The prime minister’s statement also claimed that western countries were trying to defeat Ethiopia, the latest pushback against what his government has described as meddling by the international community. Envoys from the African Union and the United States have continued diplomatic efforts in pursuit of a ceasefire to the fighting and talks without preconditions on a political solution.
Shortly after Abiy’s announcement, a senior State Department official told reporters that the US still believes “a small window of opportunity exists” in mediation efforts.
In the space of a year, Abiy’s government has gone from describing the Tigray conflict as a “law enforcement operation” to an “existential war”. With Ethiopia’s military reportedly weakened in recent months, and with its retreat from Tigray in June, ethnic-based regional forces have been intensifying their campaign, and Abiy’s government has called on all able citizens to join the fight. Earlier this month, the government declared a six-month state of emergency.

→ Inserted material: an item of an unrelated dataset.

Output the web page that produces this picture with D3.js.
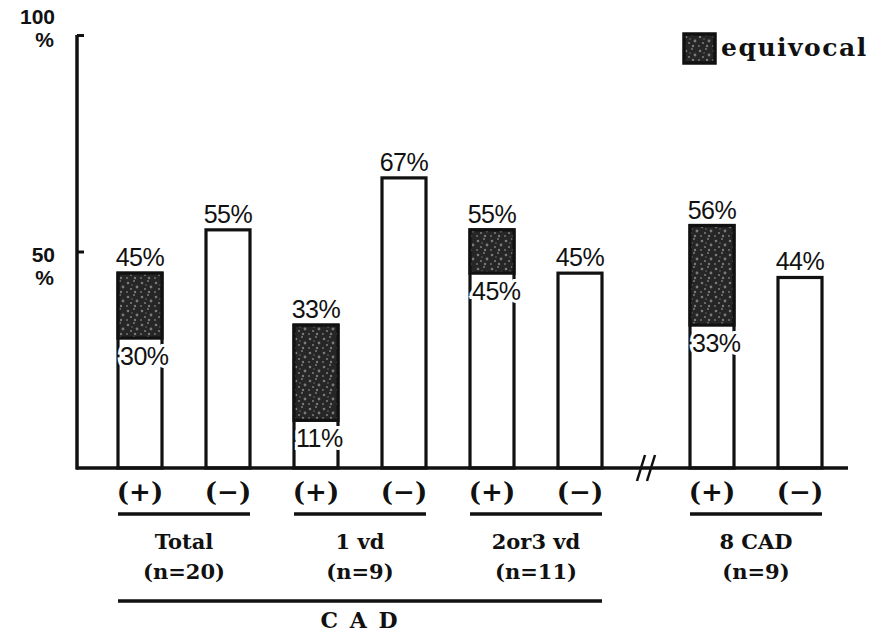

Abiy’s announcement brought shock from the man who nominated him for the Nobel, Awol Allo, a senior lecturer in law at Keele University in Britain. “The announcement is replete with languages of martyrdom and sacrifice,” he said in a tweet. “This is so extraordinary and unprecedented, shows how desperate the situation is.”
Abiy was awarded the Nobel for making peace with neighbouring Eritrea, on whose border he fought while stationed in the Tigray region.
The terms of that peace deal have never been made public.